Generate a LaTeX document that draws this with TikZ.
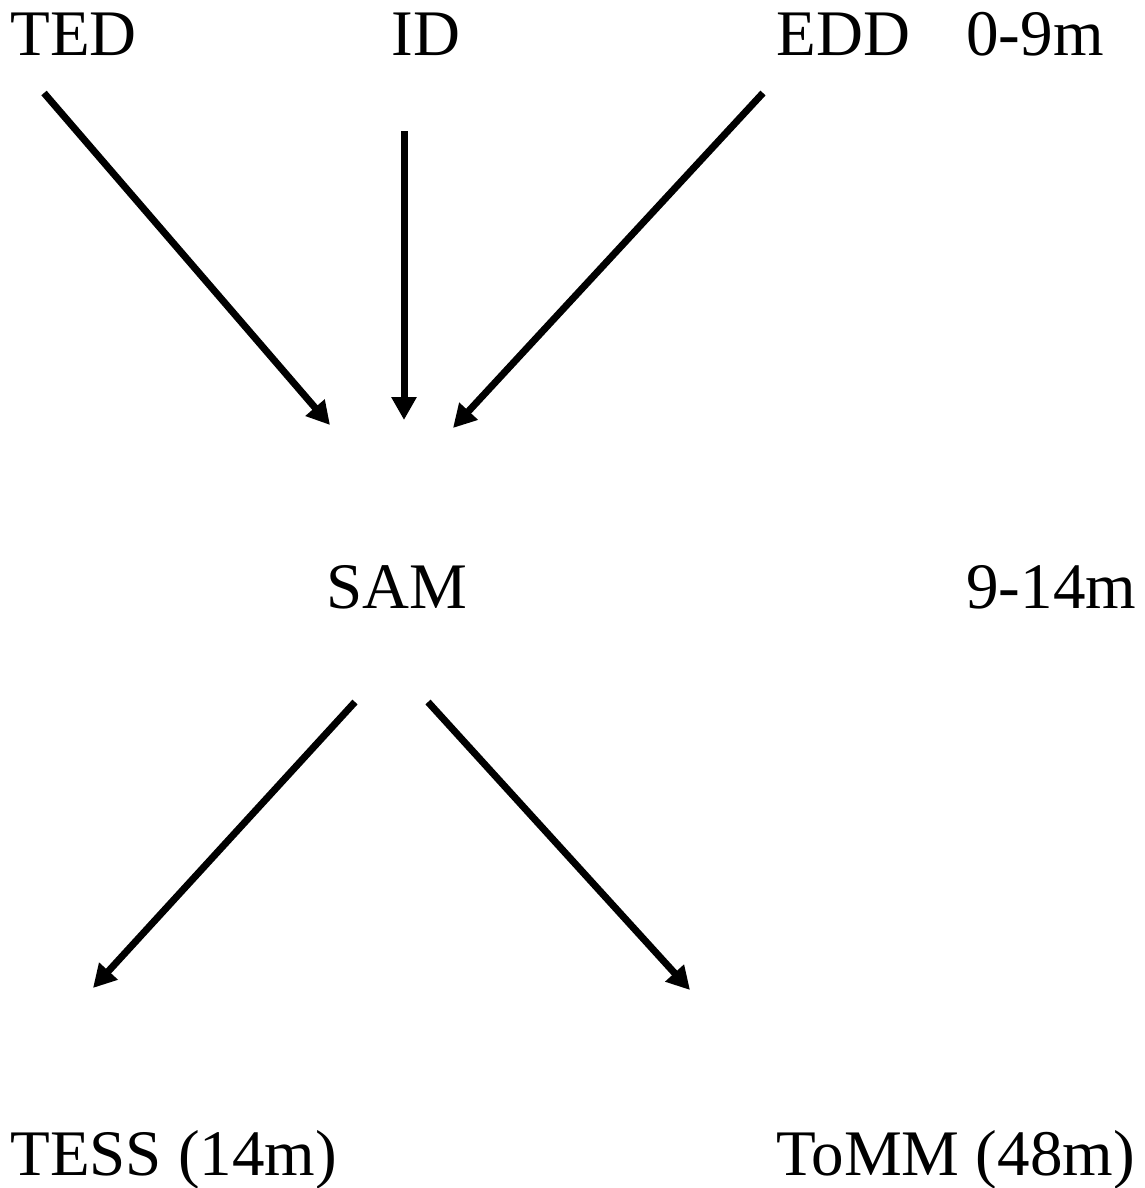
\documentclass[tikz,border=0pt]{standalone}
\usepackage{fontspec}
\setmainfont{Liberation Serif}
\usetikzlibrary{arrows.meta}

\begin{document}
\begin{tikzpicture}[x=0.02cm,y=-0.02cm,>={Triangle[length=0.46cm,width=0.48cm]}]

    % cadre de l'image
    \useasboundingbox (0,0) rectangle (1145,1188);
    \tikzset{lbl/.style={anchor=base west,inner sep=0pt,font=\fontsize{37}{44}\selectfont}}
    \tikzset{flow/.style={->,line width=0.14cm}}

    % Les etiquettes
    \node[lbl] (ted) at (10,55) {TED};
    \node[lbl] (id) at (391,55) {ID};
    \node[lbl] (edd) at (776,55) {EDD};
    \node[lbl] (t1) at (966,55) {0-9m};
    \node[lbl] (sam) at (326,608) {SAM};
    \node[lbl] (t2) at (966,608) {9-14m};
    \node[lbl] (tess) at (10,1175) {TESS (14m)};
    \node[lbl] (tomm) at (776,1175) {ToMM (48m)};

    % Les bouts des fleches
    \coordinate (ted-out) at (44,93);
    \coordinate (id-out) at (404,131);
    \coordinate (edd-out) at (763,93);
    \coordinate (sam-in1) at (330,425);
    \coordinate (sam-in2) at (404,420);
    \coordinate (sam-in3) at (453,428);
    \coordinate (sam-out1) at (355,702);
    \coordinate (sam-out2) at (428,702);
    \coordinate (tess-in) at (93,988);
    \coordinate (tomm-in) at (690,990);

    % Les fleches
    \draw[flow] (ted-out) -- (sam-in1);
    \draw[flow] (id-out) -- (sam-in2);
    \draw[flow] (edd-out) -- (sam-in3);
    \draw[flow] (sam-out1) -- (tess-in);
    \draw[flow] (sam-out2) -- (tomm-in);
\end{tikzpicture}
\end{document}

**PROBLEM TO SOLVE:** Return exactly what appears from the opening line of the material through the line with "(tomm-in) at (690,990);", apart from the pictures.

**FULL ANSWER:**
Generate a LaTeX document that draws this with TikZ.
\documentclass[tikz,border=0pt]{standalone}
\usepackage{fontspec}
\setmainfont{Liberation Serif}
\usetikzlibrary{arrows.meta}

\begin{document}
\begin{tikzpicture}[x=0.02cm,y=-0.02cm,>={Triangle[length=0.46cm,width=0.48cm]}]

    % cadre de l'image
    \useasboundingbox (0,0) rectangle (1145,1188);
    \tikzset{lbl/.style={anchor=base west,inner sep=0pt,font=\fontsize{37}{44}\selectfont}}
    \tikzset{flow/.style={->,line width=0.14cm}}

    % Les etiquettes
    \node[lbl] (ted) at (10,55) {TED};
    \node[lbl] (id) at (391,55) {ID};
    \node[lbl] (edd) at (776,55) {EDD};
    \node[lbl] (t1) at (966,55) {0-9m};
    \node[lbl] (sam) at (326,608) {SAM};
    \node[lbl] (t2) at (966,608) {9-14m};
    \node[lbl] (tess) at (10,1175) {TESS (14m)};
    \node[lbl] (tomm) at (776,1175) {ToMM (48m)};

    % Les bouts des fleches
    \coordinate (ted-out) at (44,93);
    \coordinate (id-out) at (404,131);
    \coordinate (edd-out) at (763,93);
    \coordinate (sam-in1) at (330,425);
    \coordinate (sam-in2) at (404,420);
    \coordinate (sam-in3) at (453,428);
    \coordinate (sam-out1) at (355,702);
    \coordinate (sam-out2) at (428,702);
    \coordinate (tess-in) at (93,988);
    \coordinate (tomm-in) at (690,990);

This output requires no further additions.